Subject: An update on the board...
Author:
Posted on: 2008-08-19 05:22:00 UTC

So, the flooder switched servers for last night's bombardment. The new server seems to be coming through GoDaddy, although I'm really not sure - the IP is a good bit harder to trace, to the point where I don't want to start bothering admins.

The MO is still entirely the same - most likely a script that posts the same thing over and over, as often as it can get away with it.

Now, I've E-mailed back and forth a few times with the original host, and they really can't do anything about it without logs, which will tell them a whole ton more than the IP address can - that IP address is the address of a server running more than three hundred website accounts, so finding a single script running what's really a commonplace request is nearly impossible to track down.

So, I E-mailed the server.com people, and while they removed the first set of spamming, they didn't even E-mail me back to say that they really can't give me (or the first host) the logs needed to axe the spammer's account.

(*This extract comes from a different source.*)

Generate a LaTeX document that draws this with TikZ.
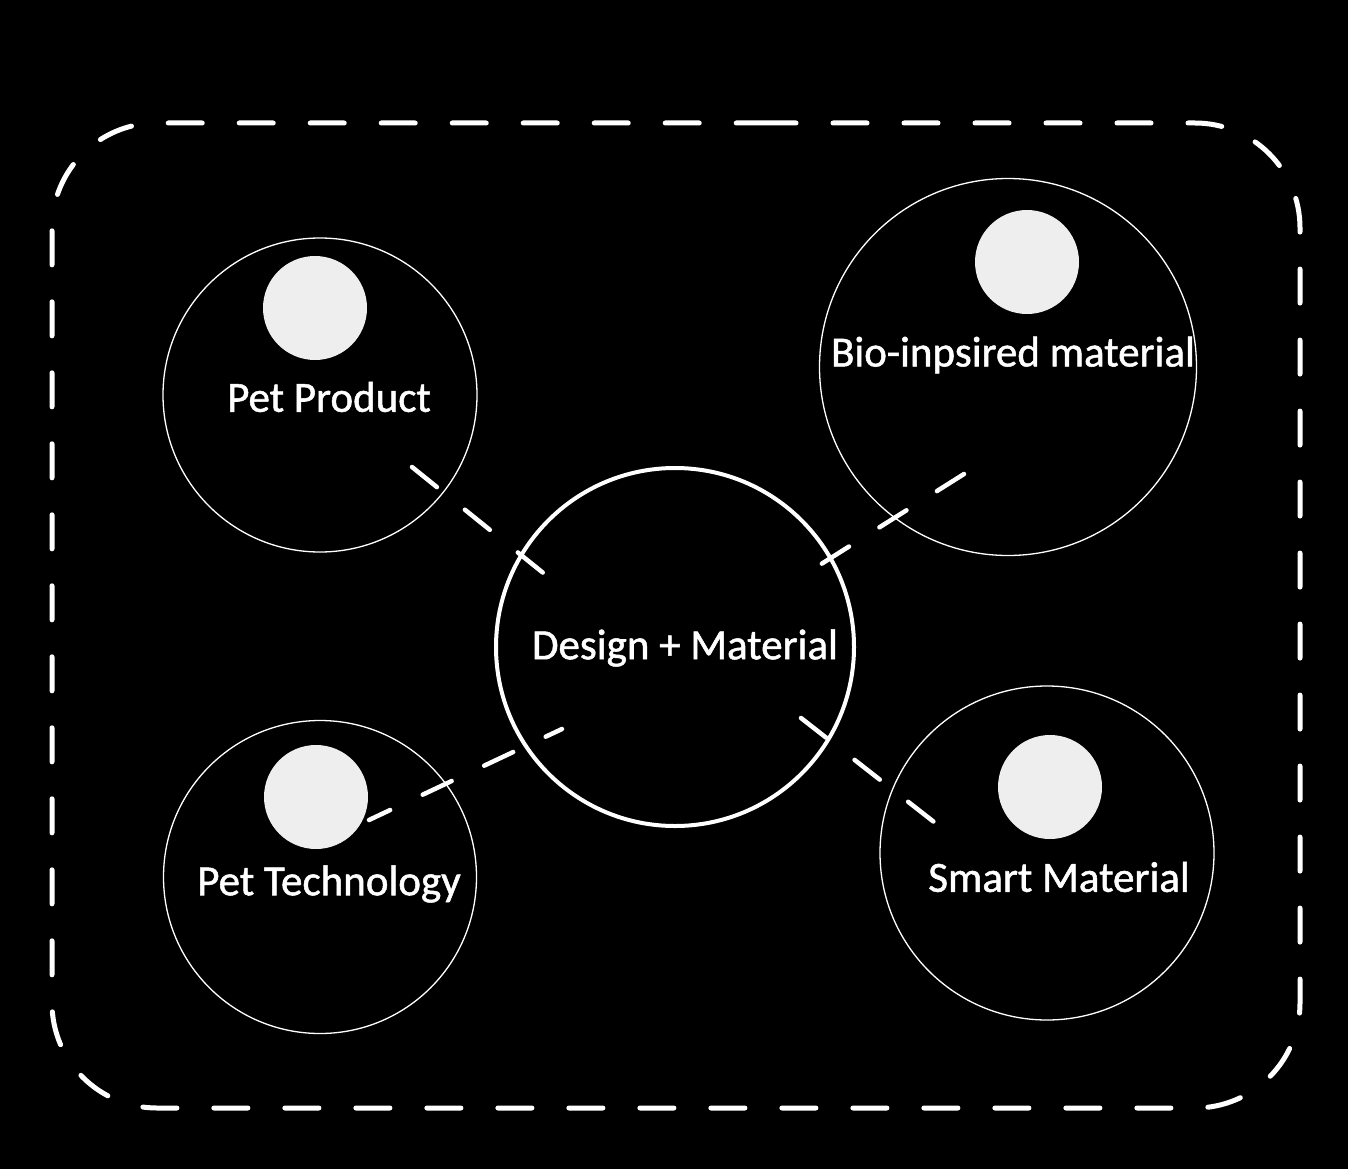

And then the flood came back from a different IP address last night...

That's all I know for a fact. What comes after this is just speculation.

The flooder seems to be out to get us. The first server he used was not a free (or even terribly inexpensive - $100 per year) service, and I suspect the second was the same. Furthermore, he didn't stop after the first banning and go after easier targets.

Also, try googling for phrases that he used - the only hits you'll get are from our board. This wasn't a mass spamming of server.com forums, this was a rather precisely targeted attack.

As a correlary to that last point, note that the PPC board is rather hard to find if you don't know what you're looking for. All the Google searches I could think of to find an active server.com forum don't bring us up for ten pages or more, after tons of other forums, including some rather controversial political ones. If our flooder was just looking for a good target, we really aren't it.

So, where does this leave us?

We can't get the logs we need to get the flooder's server space killed. Thus, at least for now, we can't get the attack to stop.

On the plus side, the server.com people responded very promptly to my E-mail by removing the flood and quite probably banning the IP address as well. Reporting to them seems to be, at least temporarily, the best option.

I'm sorry I haven't had more time to spend on this - work is absolutely crazy, I'm working nine hour days, and expecting closer to twelve on Wednesday.